Thanksgiving! That wonderful time when we eat too much, watch too much football, and cram too many family members at the adult table. Unfortunately, if the daytime talk show hosts and political pundits have their way, fewer people will gather together. Today, we are hearing that if someone in your family or circle of friends voted against the way you voted, you should cut them out of your life. Your family is your constant. They support you physically, emotionally, and sometimes even financially. Yet a psychiatrist says that you should cut them out for your mental well-being.
Psychiatrists are doctors, and doctors are sworn to do no harm. This very behavior is harmful. Telling people not to love people different from themselves flies in the face of the second greatest commandment: to love your neighbor as yourself.

This reminds me of the man who was beaten, robbed, and left for dead and was ignored by his neighbors, who espoused the same political and religious beliefs. Worse, they were leaders in the church. Yet they ignored him. Not long after, a man who held polar opposite views from the injured man, a man the injured man hated, happened by. The man’s enemy was so concerned that he stopped, got out of the first aid kit, bandaged him up, and took him to a place where he could get proper care and food, and he even paid for it all. Again, these two men were sworn enemies, but the enemy helped the injured man. That is the story of the good Samaritan that Jesus told.

The Samaritans and the Jewish people hated one another. Jewish people considered Samaritans garbage, half breeds. And the Samaritans did not have a high opinion of the Jewish people either. After telling the parable, Jesus asked his disciples which one of the three men treated the injured man like God commanded: to Love Your Neighbor as yourself.

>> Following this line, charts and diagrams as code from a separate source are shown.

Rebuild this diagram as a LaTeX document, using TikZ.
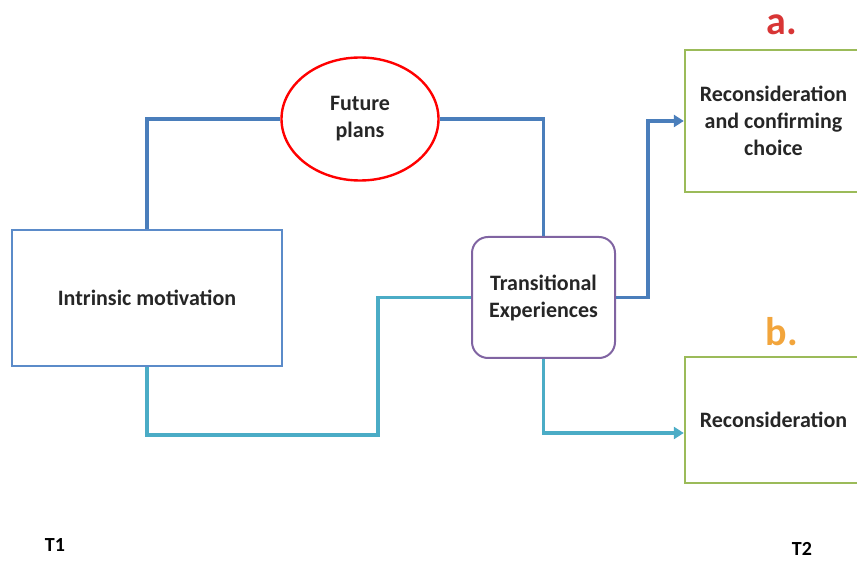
\documentclass[tikz,border=0pt]{standalone}
\usepackage{fontspec}
\setmainfont{Carlito}
\usepackage{tikz}
\usetikzlibrary{arrows.meta, shapes.geometric}

\definecolor{boxblue}{HTML}{5B8BC9}
\definecolor{lineblue}{HTML}{4A7EBB}
\definecolor{linecyan}{HTML}{4BACC6}
\definecolor{boxgreen}{HTML}{9BBB59}
\definecolor{boxpurple}{HTML}{8064A2}
\definecolor{labelred}{HTML}{D83535}
\definecolor{labelorange}{HTML}{F2A53C}

\begin{document}
\begin{tikzpicture}[x=1pt, y=-1pt]

        % Styles for the boxes and the connectors
        \tikzset{
            txt/.style={font=\fontsize{22}{27}\selectfont\bfseries, text=black!85, align=center},
            mainbox/.style={txt, draw=boxblue, line width=2.4pt, minimum width=270pt, minimum height=136pt},
            planbox/.style={txt, ellipse, draw=red, line width=2.4pt, minimum width=157pt, minimum height=123pt},
            transbox/.style={txt, draw=boxpurple, line width=2pt, rounded corners=16pt, minimum width=143pt, minimum height=121pt},
            resultbox/.style={txt, draw=boxgreen, line width=2.4pt, minimum width=177pt},
            letter/.style={font=\fontsize{40}{40}\selectfont\bfseries, anchor=base, inner sep=0pt},
            blueline/.style={draw=lineblue, line width=3.5pt},
            cyanline/.style={draw=linecyan, line width=3.5pt},
            tip/.style={-{Triangle[length=10pt, width=12pt]}}
        }

        \useasboundingbox (0, 0) rectangle (857, 561);

        % Nodes at pixel positions of the figure
        \node[mainbox] (intr) at (147, 298) {Intrinsic motivation};
        \node[planbox] (fut) at (360, 119) {Future\\plans};
        \node[transbox] (trans) at (543.5, 297.5) {Transitional\\Experiences};
        \node[resultbox, minimum height=142pt] (recA) at (773.5, 121)
            {Reconsideration\\and confirming\\choice};
        \node[resultbox, minimum height=126pt] (recB) at (773.5, 420)
            {Reconsideration};

        \node[letter, text=labelred] (lblA) at (782, 35) {a.};
        \node[letter, text=labelorange] (lblB) at (782, 345) {b.};

        \node[font=\fontsize{20}{24}\selectfont\bfseries] (tA) at (55, 545) {T1};
        \node[font=\fontsize{20}{24}\selectfont\bfseries] (tB) at (802, 549) {T2};

        % Kink points of the connectors
        \coordinate (k1) at (378, 435);
        \coordinate (k2) at (648, 297.5);

        \begin{scope}[line join=miter]
            \draw[blueline] (intr.north) |- (fut.west);
            \draw[blueline] (fut.east) -| (trans.north);
            \draw[cyanline] (intr.south) |- (k1) |- (trans.west);

            \draw[blueline, tip] (trans.east) -- (k2) |- (recA.west);
            \draw[cyanline, tip] (trans.south) |- ([yshift=-13pt]recB.west);
        \end{scope}

\end{tikzpicture}
\end{document}
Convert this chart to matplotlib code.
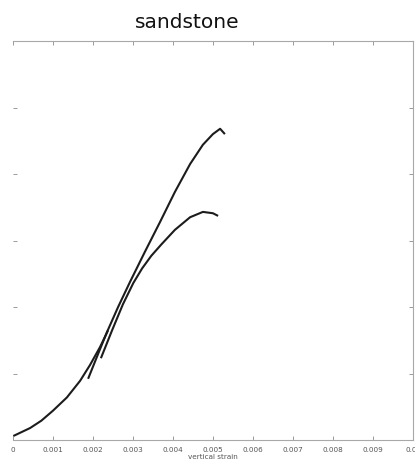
import matplotlib
matplotlib.use("Agg")
import matplotlib.pyplot as plt

# origin (loading) curve
o_strain = [0.0, 0.00042, 0.00070, 0.00099, 0.00134, 0.00167, 0.00192, 0.00217, 0.00237]
o_stress = [0.06, 0.18, 0.29, 0.44, 0.64, 0.89, 1.13, 1.40, 1.65]

# upper curve
u_strain = [0.00187, 0.00209, 0.00234, 0.00262, 0.00292, 0.00329, 0.00367,
            0.00404, 0.00442, 0.00474, 0.00499, 0.00517, 0.00529]
u_stress = [0.92, 1.25, 1.62, 2.00, 2.38, 2.83, 3.28, 3.73, 4.15, 4.44, 4.60, 4.68, 4.60]

# lower curve
l_strain = [0.00219, 0.00247, 0.00274, 0.00300, 0.00322, 0.00345, 0.00370,
            0.00404, 0.00442, 0.00474, 0.00499, 0.00512]
l_stress = [1.23, 1.65, 2.04, 2.36, 2.58, 2.77, 2.94, 3.16, 3.35, 3.43, 3.41, 3.37]

x_ticks = [0, 0.001, 0.002, 0.003, 0.004, 0.005, 0.006, 0.007, 0.008, 0.009, 0.01]
x_tick_labels = ["0", "0.001", "0.002", "0.003", "0.004", "0.005", "0.006",
                 "0.007", "0.008", "0.009", "0.01"]
y_ticks = [1, 2, 3, 4, 5]

fig = plt.figure(figsize=(4.15, 4.62), dpi=100)
ax = fig.add_axes([13.3 / 415, 1 - 440 / 462, 400 / 415, 399 / 462])

lc = "#1c1c1c"
ax.plot(o_strain, o_stress, color=lc, lw=1.5, solid_capstyle="butt")
ax.plot(u_strain, u_stress, color=lc, lw=1.5, solid_capstyle="butt")
ax.plot(l_strain, l_stress, color=lc, lw=1.5, solid_capstyle="butt")

ax.set_xlim(0, 0.01)
ax.set_ylim(0, 6)
ax.set_xticks(x_ticks)
ax.set_xticklabels(x_tick_labels)
ax.set_yticks(y_ticks)
ax.set_yticklabels([])

ax.tick_params(direction="in", length=3, width=0.7, color="#9a9a9a",
               top=True, right=True, labelsize=5.2, labelcolor="#555555", pad=5)
for s in ["top", "bottom", "right"]:
    ax.spines[s].set_color("#a8a8a8")
    ax.spines[s].set_linewidth(0.8)
ax.spines["left"].set_visible(False)

ax.set_xlabel("vertical strain", fontsize=5.2, color="#555555", labelpad=0.5)

fig.text(187 / 415, 1 - 22 / 462, "sandstone", ha="center", va="center",
         fontsize=14.5, color="#111111")

fig.savefig("out.png", dpi=100)
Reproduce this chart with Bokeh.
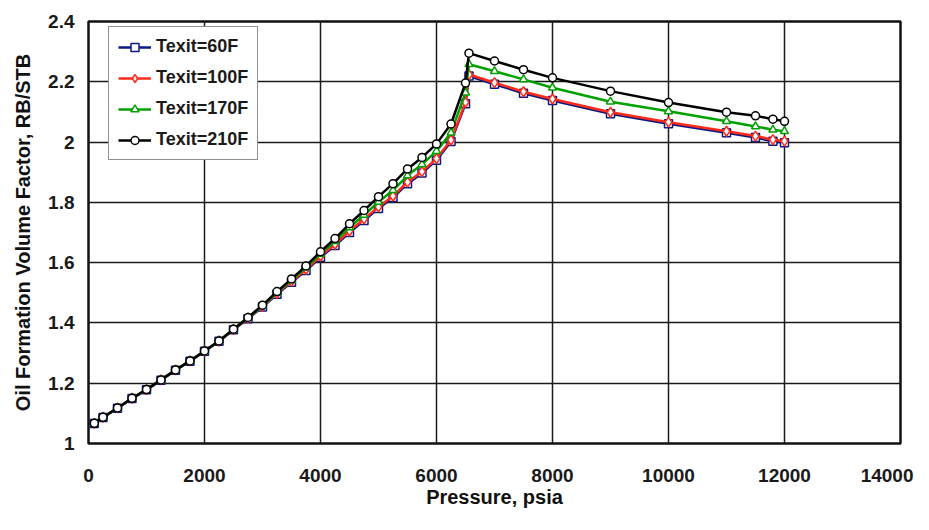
from bokeh.plotting import figure
from bokeh.models import FixedTicker, Legend
from bokeh.embed import file_html
from bokeh.resources import INLINE

# ---- data ----
pressure = [100, 250, 500, 750, 1000, 1250, 1500, 1750, 2000, 2250, 2500, 2750,
            3000, 3250, 3500, 3750, 4000, 4250, 4500, 4750, 5000, 5250, 5500,
            5750, 6000, 6250, 6500, 6560, 7000, 7500, 8000, 9000, 10000, 11000,
            11500, 11800, 12000]

bo_210 = [1.067, 1.087, 1.118, 1.150, 1.179, 1.211, 1.244, 1.274, 1.307, 1.340,
          1.379, 1.418, 1.459, 1.504, 1.546, 1.589, 1.636, 1.680, 1.729, 1.773,
          1.819, 1.862, 1.911, 1.949, 1.994, 2.060, 2.196, 2.295, 2.269, 2.240,
          2.213, 2.169, 2.131, 2.099, 2.087, 2.076, 2.069]

bo_170 = [1.067, 1.087, 1.118, 1.150, 1.179, 1.211, 1.244, 1.274, 1.307, 1.340,
          1.379, 1.417, 1.457, 1.501, 1.542, 1.584, 1.629, 1.671, 1.717, 1.758,
          1.801, 1.840, 1.889, 1.926, 1.970, 2.031, 2.164, 2.258, 2.235, 2.208,
          2.180, 2.134, 2.102, 2.069, 2.052, 2.041, 2.036]

bo_100 = [1.067, 1.087, 1.118, 1.150, 1.179, 1.211, 1.244, 1.274, 1.307, 1.340,
          1.378, 1.416, 1.455, 1.498, 1.538, 1.578, 1.622, 1.661, 1.705, 1.745,
          1.785, 1.821, 1.867, 1.902, 1.945, 2.007, 2.132, 2.224, 2.197, 2.167,
          2.143, 2.099, 2.066, 2.036, 2.020, 2.008, 2.003]

bo_60 = [1.066, 1.086, 1.117, 1.149, 1.178, 1.210, 1.243, 1.273, 1.306, 1.339,
         1.377, 1.414, 1.453, 1.495, 1.535, 1.574, 1.618, 1.657, 1.700, 1.740,
         1.780, 1.816, 1.862, 1.897, 1.940, 2.002, 2.127, 2.219, 2.192, 2.162,
         2.138, 2.094, 2.061, 2.031, 2.015, 2.003, 1.998]

series_labels = ["Texit=60F", "Texit=100F", "Texit=170F", "Texit=210F"]
series_colors = ["#0a1a80", "#ff2a1a", "#00a000", "#000000"]
series_markers = ["square", "diamond", "triangle", "circle"]

x_ticks = [0, 2000, 4000, 6000, 8000, 10000, 12000, 14000]
y_ticks = [1.0, 1.2, 1.4, 1.6, 1.8, 2.0, 2.2, 2.4]
y_tick_labels = ["1", "1.2", "1.4", "1.6", "1.8", "2", "2.2", "2.4"]

# ---- figure ----
p = figure(width=913, height=514, output_backend="svg", toolbar_location=None,
           x_range=(0, 14000), y_range=(1.0, 2.4),
           min_border_left=88, min_border_right=13, min_border_top=21,
           min_border_bottom=71)
p.background_fill_color = "white"
p.border_fill_color = "white"
p.outline_line_color = "#111111"
p.outline_line_width = 2.5

for ax in (p.xaxis[0], p.yaxis[0]):
    ax.axis_line_color = None
    ax.major_tick_line_color = None
    ax.major_tick_out = 0
    ax.major_tick_in = 0
    ax.minor_tick_line_color = None
    ax.major_label_text_font = "Liberation Sans"
    ax.major_label_text_font_size = "19px"
    ax.major_label_text_font_style = "bold"
    ax.major_label_text_color = "#1a1a1a"
    ax.axis_label_text_font = "Liberation Sans"
    ax.axis_label_text_font_size = "20px"
    ax.axis_label_text_font_style = "bold"
    ax.axis_label_text_color = "#111111"

p.xaxis.ticker = FixedTicker(ticks=x_ticks)
p.yaxis.ticker = FixedTicker(ticks=y_ticks)
p.yaxis.major_label_overrides = {t: l for t, l in zip(y_ticks, y_tick_labels)}
p.xaxis.axis_label = "Pressure, psia"
p.yaxis.axis_label = "Oil Formation Volume Factor, RB/STB"
p.xaxis.major_label_standoff = 25
p.xaxis.axis_label_standoff = 1
p.yaxis.major_label_standoff = 14
p.yaxis.axis_label_standoff = 11

p.xgrid.grid_line_color = "#1a1a1a"
p.ygrid.grid_line_color = "#1a1a1a"
p.xgrid.grid_line_width = 1.5
p.ygrid.grid_line_width = 1.5
p.xgrid.ticker = FixedTicker(ticks=x_ticks)
p.ygrid.ticker = FixedTicker(ticks=y_ticks)

items = []
for ys, lab, col, mk in zip([bo_60, bo_100, bo_170, bo_210], series_labels,
                            series_colors, series_markers):
    ln = p.line(pressure, ys, line_color=col, line_width=2.5)
    sc = p.scatter(pressure, ys, marker=mk, size=8 if mk != "diamond" else 10,
                   fill_color="white", line_color=col, line_width=1.5)
    items.append((lab, [ln, sc]))

legend = Legend(items=items, location=(20, 283))
legend.border_line_color = "#222222"
legend.border_line_width = 1.5
legend.background_fill_color = "white"
legend.background_fill_alpha = 1.0
legend.label_text_font = "Liberation Sans"
legend.label_text_font_size = "18px"
legend.label_text_font_style = "bold"
legend.label_text_color = "#1a1a1a"
legend.glyph_width = 33
legend.glyph_height = 20
legend.label_height = 20
legend.spacing = 10
legend.padding = 9
legend.margin = 0
legend.label_standoff = 5
p.add_layout(legend, "center")

open("out.html", "w").write(file_html(p, INLINE))
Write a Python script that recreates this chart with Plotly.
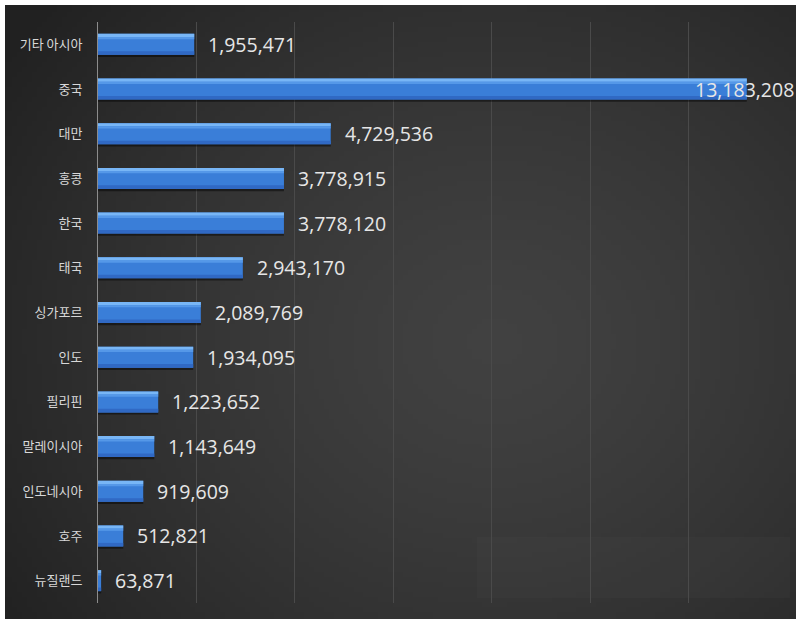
import base64, struct, zlib, math
import plotly.graph_objects as go

categories = ["기타 아시아", "중국", "대만", "홍콩", "한국", "태국", "싱가포르", "인도",
              "필리핀", "말레이시아", "인도네시아", "호주", "뉴질랜드"]
values = [1955471, 13183208, 4729536, 3778915, 3778120, 2943170, 2089769, 1934095,
          1223652, 1143649, 919609, 512821, 63871]
x_max = 14000000
x_step = 2000000

W, H = 796, 619
ML, MR, MT, MB = 98, 9, 22, 16
PW, PH = W - ML - MR, H - MT - MB


def make_png(w, h):
    rows = []
    for j in range(h):
        row = bytearray([0])
        for i in range(w):
            u = i / (w - 1)
            v = j / (h - 1)
            d = math.sqrt(((u - 0.62) / 0.75) ** 2 + ((v - 0.55) / 0.85) ** 2)
            d = min(d, 1.0)
            c = int(round(0x41 - (0x41 - 0x21) * d ** 1.4))
            row += bytes([c, c, c])
        rows.append(bytes(row))
    raw = b"".join(rows)

    def chunk(t, data):
        c = struct.pack(">I", len(data)) + t + data
        return c + struct.pack(">I", zlib.crc32(t + data) & 0xffffffff)
    png = b"\x89PNG\r\n\x1a\n"
    png += chunk(b"IHDR", struct.pack(">IIBBBBB", w, h, 8, 2, 0, 0, 0))
    png += chunk(b"IDAT", zlib.compress(raw, 9))
    png += chunk(b"IEND", b"")
    return "data:image/png;base64," + base64.b64encode(png).decode()


def px_x(px):
    return (px - ML) / PW


def px_y(py):
    return (H - MB - py) / PH


bw = 0.47
fig = go.Figure()
# shadow
fig.add_trace(go.Bar(y=categories, x=values, orientation="h", width=bw, offset=-bw / 2 + 0.05,
                     marker=dict(color="rgba(0,0,0,0.45)", line=dict(width=0)), hoverinfo="skip"))
# main bar
fig.add_trace(go.Bar(y=categories, x=values, orientation="h", width=bw, offset=-bw / 2,
                     marker=dict(color="#3a7ed8", line=dict(width=0))))
# lower darker band
fig.add_trace(go.Bar(y=categories, x=values, orientation="h", width=0.08, offset=bw / 2 - 0.08,
                     marker=dict(color="#3069c4", line=dict(width=0)), hoverinfo="skip"))
# top highlight
fig.add_trace(go.Bar(y=categories, x=values, orientation="h", width=0.07, offset=-bw / 2,
                     marker=dict(color="#78b6f6", line=dict(width=0)), hoverinfo="skip"))
fig.add_trace(go.Bar(y=categories, x=values, orientation="h", width=0.05, offset=-bw / 2 + 0.07,
                     marker=dict(color="#5598e8", line=dict(width=0)), hoverinfo="skip"))

annotations = []
for c, v in zip(categories, values):
    txt = f"{v:,}"
    if v > x_max * 0.85:
        annotations.append(dict(x=1, xref="paper", y=c, yref="y", text=txt, showarrow=False,
                                xanchor="right", xshift=MR,
                                font=dict(family="Open Sans", size=19.5, color="#e6e6e6")))
    else:
        annotations.append(dict(x=v, xref="x", y=c, yref="y", text=txt, showarrow=False,
                                xanchor="left", xshift=12,
                                font=dict(family="Open Sans", size=19.5, color="#e6e6e6")))

fig.update_layout(
    width=W, height=H,
    margin=dict(l=ML, r=MR, t=MT, b=MB),
    paper_bgcolor="white",
    plot_bgcolor="rgba(0,0,0,0)",
    barmode="overlay",
    showlegend=False,
    annotations=annotations,
    images=[dict(source=make_png(160, 124), xref="paper", yref="paper",
                 x=px_x(5), y=px_y(5), sizex=px_x(W) - px_x(5), sizey=px_y(5) - px_y(H),
                 xanchor="left", yanchor="top", sizing="stretch", layer="below")],
    shapes=[dict(type="rect", xref="paper", yref="paper",
                 x0=px_x(477), x1=px_x(790), y0=px_y(598), y1=px_y(537),
                 fillcolor="rgba(255,255,255,0.02)", line=dict(width=0), layer="below")],
    xaxis=dict(range=[0, x_max], dtick=x_step, tick0=0, showgrid=True, gridcolor="#4a4a4a",
               gridwidth=1, zeroline=False, showticklabels=False, showline=False, fixedrange=True),
    yaxis=dict(autorange="reversed", showgrid=False, showline=True, linecolor="#8c8c8c",
               linewidth=1, ticks="", ticklabelstandoff=12,
               tickfont=dict(family="Noto Sans CJK KR", size=13, color="#d8d8d8")),
)

fig.write_html("out.html")
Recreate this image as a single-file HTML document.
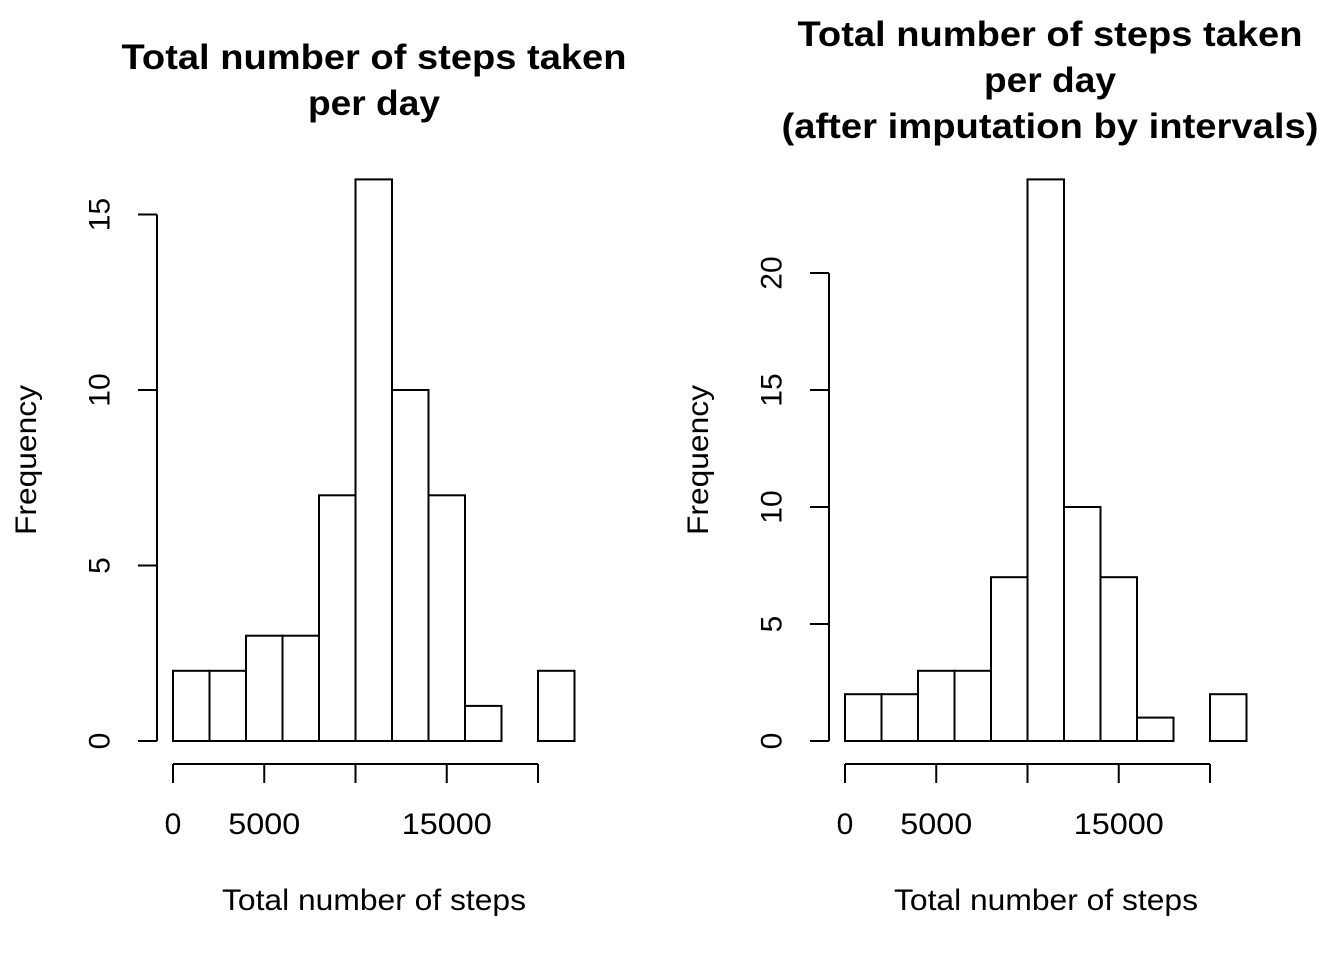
<!DOCTYPE html>
<html><head><meta charset="utf-8"><style>
html,body{margin:0;padding:0;background:#fff}
svg{display:block;font-family:"Liberation Sans",sans-serif}
</style></head><body>
<svg id="c" width="1344" height="960"></svg>
<script>
const binEdges=[0,2000,4000,6000,8000,10000,12000,14000,16000,18000,20000,22000];
const countsRaw=[2,2,3,3,7,16,10,7,1,0,2];
const countsImputed=[2,2,3,3,7,24,10,7,1,0,2];
const xTicks=[0,5000,10000,15000,20000];
const xTickLabels=["0","5000","","15000",""];
const yTicksRaw=[0,5,10,15];
const yTicksImp=[0,5,10,15,20];
const titlesRaw=["Total number of steps taken","per day"];
const titlesImp=["Total number of steps taken","per day","(after imputation by intervals)"];
const titleWidths={"Total number of steps taken":505,"per day":132,"(after imputation by intervals)":537};

const NS="http://www.w3.org/2000/svg";
const svg=document.getElementById('c');
function mk(tag,attrs,parent){const e=document.createElementNS(NS,tag);for(const k in attrs)e.setAttribute(k,attrs[k]);(parent||svg).appendChild(e);return e;}

function panel(prefix,x0,y0,pxPerUnit,counts,yTicks,titles,titleY,titleCx){
  const g=mk('g',{});
  
  
  const sx=v=>x0+v*(365/20000);
  const sy=v=>y0-v*pxPerUnit;
  counts.forEach((c,i)=>{
    const r=mk('rect',{x:sx(binEdges[i]),y:sy(c),width:sx(binEdges[i+1])-sx(binEdges[i]),height:y0-sy(c),fill:'#fff',stroke:'#000','stroke-width':2},g);
    
    
  });
  const ax=x0-16;
  const ya=mk('g',{},g);
  
  
  mk('line',{x1:ax,x2:ax,y1:sy(yTicks[0]),y2:sy(yTicks[yTicks.length-1]),stroke:'#000','stroke-width':2},ya);
  yTicks.forEach(t=>{
    mk('line',{x1:ax-19,x2:ax,y1:sy(t),y2:sy(t),stroke:'#000','stroke-width':2},ya);
    const tx=mk('text',{x:0,y:0,transform:`translate(${ax-57},${sy(t)}) rotate(-90)`,'text-anchor':'middle','dominant-baseline':'central','font-size':30},ya);
    tx.textContent=t;
  });
  const xa=mk('g',{},g);
  
  
  mk('line',{x1:sx(xTicks[0]),x2:sx(xTicks[xTicks.length-1]),y1:764,y2:764,stroke:'#000','stroke-width':2},xa);
  xTicks.forEach((t,i)=>{
    mk('line',{x1:sx(t),x2:sx(t),y1:764,y2:783,stroke:'#000','stroke-width':2},xa);
    if(xTickLabels[i]){const tx=mk('text',{x:sx(t),y:834,'text-anchor':'middle','font-size':30},xa);tx.textContent=xTickLabels[i];
      if(xTickLabels[i].length>1){tx.setAttribute('textLength',xTickLabels[i].length*18);tx.setAttribute('lengthAdjust','spacingAndGlyphs');}}
  });
  const xl=mk('text',{x:x0+201,y:910,'text-anchor':'middle','font-size':30,textLength:304,lengthAdjust:'spacingAndGlyphs'},g);
  xl.textContent='Total number of steps';
  
  
  const yl=mk('text',{x:0,y:0,transform:`translate(${x0-137},460) rotate(-90)`,'text-anchor':'middle','font-size':30,textLength:150,lengthAdjust:'spacingAndGlyphs'},g);
  yl.textContent='Frequency';
  
  
  titles.forEach((s,i)=>{
    const t=mk('text',{x:titleCx,y:titleY+i*46,'text-anchor':'middle','font-size':35,'font-weight':'bold',textLength:titleWidths[s],lengthAdjust:'spacingAndGlyphs'},g);
    t.textContent=s;
    
    
  });
}
panel('left',173,741,35.1,countsRaw,yTicksRaw,titlesRaw,69,374);
panel('right',845,741,23.4,countsImputed,yTicksImp,titlesImp,46,1050);
</script>
</body></html>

It wasn’t the two men who believed the exact same things that the injured and beaten man believed. No, it was the man whom the injured man considered his enemy. The Samaritan treated him as the Lord commanded and loved the man as he loved himself.
No one hates themselves. And everyone, no matter what their belief, their political stance, their financial standing, their race or gender, everyone is your neighbor. You and I are commanded to love everyone like the Samaritan loved the beaten Jewish man.
” Dear friends, let us love one another, for love comes from God. Everyone who loves has been born of God and knows God. Whoever does not love does not know God because God is love.”(1 John 4: 7-8)

We are not to hate those who think differently than us; we are to love them and follow God’s example. I believe in what the Bible says in Proverbs 21:1, “The king’s heart is like a stream of water directed by the Lord; he guides it wherever he pleases.”
In other words, no matter who is in charge, God can use anyone, even someone you do not like, to achieve his good and perfect well. That person may not even know why they’re doing it. But God is working in them. Put simply, no matter who’s in the White House. God is still on the throne of Heaven. Trust in Him alone. He has absolute authority.